New Apps for Arlington National Cemetery and other Government GIS News

Arlington National Cemetery on Monday made available to the public a massive electronic database detailing the gravesites of the roughly 400,000 people buried there. ...

It can be accessed through the cemetery’s website

When a name is called up, a viewer can see when the person was buried and the dates of their birth and death. Photos of the front and back of the headstone can also be viewed. Monuments and memorials that commemorate the service of specific military units are also included in the database.

The cost? Unknown as the app was developed in-house. Here's the link for the Web (ArcGIS for Flex) and mobile apps.

- AP

Fire stations are farther away from more people in Thomas County [GA] than previously thought. That could translate into higher insurance premiums for many homeowners.

"Through the GPS capability in some of the new mapping software, the companies or the underwriters are able to determine that they are within five miles of any of our current 16 locations or they are beyond the five miles," said Fire Chief Chris Jones.

It turns out in some cases putting in a new station is cheaper than a new road.
Pennsylvania earned an A-minus in the 2012 Center for Digital Government survey of use of digital technology in government.
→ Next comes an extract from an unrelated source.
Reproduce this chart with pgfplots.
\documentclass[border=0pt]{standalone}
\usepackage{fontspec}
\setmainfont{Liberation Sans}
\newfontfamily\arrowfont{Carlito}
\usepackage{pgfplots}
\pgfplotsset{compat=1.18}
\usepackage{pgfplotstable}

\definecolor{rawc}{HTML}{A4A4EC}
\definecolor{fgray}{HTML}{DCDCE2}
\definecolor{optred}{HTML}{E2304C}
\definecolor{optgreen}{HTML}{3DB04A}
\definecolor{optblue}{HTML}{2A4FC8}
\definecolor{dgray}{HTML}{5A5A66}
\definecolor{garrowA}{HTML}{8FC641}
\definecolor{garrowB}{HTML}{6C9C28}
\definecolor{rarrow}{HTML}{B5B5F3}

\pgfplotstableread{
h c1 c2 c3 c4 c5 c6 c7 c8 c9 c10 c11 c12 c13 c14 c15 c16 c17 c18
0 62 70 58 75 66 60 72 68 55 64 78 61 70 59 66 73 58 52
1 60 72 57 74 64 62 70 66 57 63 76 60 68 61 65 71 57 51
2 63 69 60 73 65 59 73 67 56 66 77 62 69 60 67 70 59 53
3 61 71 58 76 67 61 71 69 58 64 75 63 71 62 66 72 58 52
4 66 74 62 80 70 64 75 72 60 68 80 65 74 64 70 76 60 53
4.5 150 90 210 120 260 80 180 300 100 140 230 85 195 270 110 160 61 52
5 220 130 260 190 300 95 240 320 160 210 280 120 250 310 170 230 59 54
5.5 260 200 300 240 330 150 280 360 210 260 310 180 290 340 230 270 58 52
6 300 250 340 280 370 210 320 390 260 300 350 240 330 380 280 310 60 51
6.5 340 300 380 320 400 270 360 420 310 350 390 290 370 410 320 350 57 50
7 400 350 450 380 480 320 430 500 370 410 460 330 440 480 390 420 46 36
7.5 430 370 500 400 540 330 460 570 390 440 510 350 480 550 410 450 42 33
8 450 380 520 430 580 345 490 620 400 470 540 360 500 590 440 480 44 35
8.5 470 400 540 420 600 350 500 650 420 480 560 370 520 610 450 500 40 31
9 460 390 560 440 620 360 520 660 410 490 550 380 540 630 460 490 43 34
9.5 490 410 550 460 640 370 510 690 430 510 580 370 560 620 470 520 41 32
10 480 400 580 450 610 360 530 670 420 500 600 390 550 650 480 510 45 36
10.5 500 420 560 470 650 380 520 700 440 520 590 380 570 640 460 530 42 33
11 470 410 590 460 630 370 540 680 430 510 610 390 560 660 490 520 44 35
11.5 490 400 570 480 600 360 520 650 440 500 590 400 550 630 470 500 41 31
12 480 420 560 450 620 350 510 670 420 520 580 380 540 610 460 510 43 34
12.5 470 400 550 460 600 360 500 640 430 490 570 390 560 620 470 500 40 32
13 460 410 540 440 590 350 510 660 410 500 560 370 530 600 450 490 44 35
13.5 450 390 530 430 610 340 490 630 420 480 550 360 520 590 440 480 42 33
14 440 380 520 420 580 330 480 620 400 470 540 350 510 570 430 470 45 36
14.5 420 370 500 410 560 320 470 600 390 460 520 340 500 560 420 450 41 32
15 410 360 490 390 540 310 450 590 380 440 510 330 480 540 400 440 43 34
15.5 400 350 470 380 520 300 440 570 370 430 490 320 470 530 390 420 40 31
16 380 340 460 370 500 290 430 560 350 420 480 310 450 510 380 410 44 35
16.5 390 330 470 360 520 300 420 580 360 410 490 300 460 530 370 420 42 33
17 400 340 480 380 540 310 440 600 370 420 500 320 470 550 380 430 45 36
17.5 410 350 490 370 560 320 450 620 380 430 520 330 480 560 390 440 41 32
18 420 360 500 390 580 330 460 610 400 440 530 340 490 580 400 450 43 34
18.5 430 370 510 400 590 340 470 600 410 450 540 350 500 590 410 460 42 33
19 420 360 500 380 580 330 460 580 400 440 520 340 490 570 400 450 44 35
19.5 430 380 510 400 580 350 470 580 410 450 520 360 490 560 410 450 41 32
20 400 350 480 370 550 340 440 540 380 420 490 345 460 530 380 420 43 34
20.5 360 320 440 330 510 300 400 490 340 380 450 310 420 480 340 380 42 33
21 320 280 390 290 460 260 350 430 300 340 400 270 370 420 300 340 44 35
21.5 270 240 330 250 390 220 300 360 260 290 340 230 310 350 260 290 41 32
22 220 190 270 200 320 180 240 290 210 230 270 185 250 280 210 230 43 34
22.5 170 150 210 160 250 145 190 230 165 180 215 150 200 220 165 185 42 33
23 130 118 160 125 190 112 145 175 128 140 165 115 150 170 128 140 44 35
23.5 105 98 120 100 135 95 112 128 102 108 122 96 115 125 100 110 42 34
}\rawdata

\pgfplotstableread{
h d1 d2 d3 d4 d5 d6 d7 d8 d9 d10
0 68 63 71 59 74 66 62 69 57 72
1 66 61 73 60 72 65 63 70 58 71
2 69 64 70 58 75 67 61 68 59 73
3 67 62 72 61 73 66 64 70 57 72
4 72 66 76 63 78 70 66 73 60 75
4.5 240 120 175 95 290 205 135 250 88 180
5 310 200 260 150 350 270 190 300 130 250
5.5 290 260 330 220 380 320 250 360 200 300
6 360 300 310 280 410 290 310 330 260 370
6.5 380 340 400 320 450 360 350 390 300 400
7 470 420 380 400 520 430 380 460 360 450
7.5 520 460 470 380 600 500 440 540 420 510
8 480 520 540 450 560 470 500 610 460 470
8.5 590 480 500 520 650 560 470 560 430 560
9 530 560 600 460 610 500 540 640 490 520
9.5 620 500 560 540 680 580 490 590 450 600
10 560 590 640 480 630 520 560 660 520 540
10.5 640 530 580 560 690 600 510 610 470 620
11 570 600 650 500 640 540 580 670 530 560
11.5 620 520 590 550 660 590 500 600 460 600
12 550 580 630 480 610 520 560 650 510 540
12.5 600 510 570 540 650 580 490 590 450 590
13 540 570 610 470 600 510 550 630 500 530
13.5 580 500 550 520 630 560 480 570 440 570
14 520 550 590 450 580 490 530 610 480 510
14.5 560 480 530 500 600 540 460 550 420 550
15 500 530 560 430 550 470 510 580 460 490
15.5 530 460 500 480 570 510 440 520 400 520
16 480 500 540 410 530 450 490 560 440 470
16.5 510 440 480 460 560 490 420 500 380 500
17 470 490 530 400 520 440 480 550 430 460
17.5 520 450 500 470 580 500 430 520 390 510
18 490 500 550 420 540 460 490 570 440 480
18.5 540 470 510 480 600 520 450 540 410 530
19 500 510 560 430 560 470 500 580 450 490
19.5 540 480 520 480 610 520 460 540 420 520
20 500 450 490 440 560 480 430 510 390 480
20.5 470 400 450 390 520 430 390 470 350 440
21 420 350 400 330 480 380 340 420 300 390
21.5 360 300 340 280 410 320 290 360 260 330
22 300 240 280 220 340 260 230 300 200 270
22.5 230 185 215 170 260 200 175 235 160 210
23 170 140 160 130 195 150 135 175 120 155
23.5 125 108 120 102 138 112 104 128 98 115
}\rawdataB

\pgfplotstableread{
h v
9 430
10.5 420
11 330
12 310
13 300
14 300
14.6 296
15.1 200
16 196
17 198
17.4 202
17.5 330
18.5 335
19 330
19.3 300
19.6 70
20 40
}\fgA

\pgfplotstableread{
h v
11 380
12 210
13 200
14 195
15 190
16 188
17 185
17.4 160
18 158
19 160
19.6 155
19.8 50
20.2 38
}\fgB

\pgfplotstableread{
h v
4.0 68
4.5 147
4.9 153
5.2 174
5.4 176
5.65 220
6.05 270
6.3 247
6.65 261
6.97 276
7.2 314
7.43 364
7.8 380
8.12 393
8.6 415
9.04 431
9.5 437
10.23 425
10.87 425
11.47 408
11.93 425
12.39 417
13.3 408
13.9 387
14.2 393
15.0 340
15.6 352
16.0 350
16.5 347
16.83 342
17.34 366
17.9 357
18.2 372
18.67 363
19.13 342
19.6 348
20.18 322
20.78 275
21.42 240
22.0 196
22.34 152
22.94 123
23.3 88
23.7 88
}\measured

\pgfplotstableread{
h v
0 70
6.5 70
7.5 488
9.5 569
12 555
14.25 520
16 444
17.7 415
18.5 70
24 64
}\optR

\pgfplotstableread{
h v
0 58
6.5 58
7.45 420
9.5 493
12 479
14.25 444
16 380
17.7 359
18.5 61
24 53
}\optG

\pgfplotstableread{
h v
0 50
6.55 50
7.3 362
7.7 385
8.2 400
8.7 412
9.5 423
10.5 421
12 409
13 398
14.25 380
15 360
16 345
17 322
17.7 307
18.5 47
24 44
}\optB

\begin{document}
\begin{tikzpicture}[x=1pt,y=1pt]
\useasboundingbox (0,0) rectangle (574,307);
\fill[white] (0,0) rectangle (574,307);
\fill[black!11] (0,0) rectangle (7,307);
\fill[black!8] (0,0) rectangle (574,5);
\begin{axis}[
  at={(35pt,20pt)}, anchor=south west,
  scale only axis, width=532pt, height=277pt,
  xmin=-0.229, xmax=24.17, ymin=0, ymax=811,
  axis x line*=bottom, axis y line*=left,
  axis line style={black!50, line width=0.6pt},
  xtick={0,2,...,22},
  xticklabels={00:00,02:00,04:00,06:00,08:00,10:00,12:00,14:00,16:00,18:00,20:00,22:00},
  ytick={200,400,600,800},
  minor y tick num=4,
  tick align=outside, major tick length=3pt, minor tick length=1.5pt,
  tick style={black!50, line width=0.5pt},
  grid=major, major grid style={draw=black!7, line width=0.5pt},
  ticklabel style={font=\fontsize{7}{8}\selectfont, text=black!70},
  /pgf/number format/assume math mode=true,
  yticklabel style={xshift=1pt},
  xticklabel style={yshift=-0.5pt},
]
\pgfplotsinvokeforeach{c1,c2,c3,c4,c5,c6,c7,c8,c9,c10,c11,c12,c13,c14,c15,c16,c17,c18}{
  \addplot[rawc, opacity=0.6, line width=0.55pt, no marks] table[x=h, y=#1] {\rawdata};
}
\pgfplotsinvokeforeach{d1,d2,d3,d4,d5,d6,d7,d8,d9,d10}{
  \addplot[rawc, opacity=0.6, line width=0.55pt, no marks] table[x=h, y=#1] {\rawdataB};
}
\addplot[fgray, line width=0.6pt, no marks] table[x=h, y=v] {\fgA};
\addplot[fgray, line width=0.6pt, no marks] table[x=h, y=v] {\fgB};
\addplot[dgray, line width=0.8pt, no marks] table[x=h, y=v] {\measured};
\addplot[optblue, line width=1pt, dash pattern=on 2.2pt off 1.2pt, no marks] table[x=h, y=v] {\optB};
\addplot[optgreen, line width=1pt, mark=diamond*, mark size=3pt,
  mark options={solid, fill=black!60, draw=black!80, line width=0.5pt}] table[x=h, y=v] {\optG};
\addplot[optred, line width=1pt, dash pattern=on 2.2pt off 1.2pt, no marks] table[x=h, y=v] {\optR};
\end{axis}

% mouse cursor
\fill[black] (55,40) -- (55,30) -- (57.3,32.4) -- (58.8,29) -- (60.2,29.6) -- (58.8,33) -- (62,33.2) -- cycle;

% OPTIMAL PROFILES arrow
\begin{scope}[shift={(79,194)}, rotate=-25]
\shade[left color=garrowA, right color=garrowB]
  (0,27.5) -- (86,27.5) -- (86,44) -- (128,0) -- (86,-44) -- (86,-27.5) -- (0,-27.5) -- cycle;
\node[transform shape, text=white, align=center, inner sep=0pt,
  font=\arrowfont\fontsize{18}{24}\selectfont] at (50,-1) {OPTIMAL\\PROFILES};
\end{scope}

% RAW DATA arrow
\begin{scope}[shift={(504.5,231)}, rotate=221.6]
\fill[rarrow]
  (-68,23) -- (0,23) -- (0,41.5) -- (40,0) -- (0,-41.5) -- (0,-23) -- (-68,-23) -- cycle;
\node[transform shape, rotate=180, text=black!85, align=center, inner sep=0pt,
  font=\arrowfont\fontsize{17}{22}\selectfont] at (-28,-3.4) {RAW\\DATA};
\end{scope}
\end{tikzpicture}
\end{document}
Among the projects that supported that grade is a paperless food inspection sysetms for the Dept of Agriculture:
The new system, PA Food Safety, helps food businesses by leading to greater consistency, higher quality and faster inspections. The state also now publishes inspection results on a new public portal and uses geographic information system (GIS) software to enable food analysts to visualize contamination and to track and trace it to its source.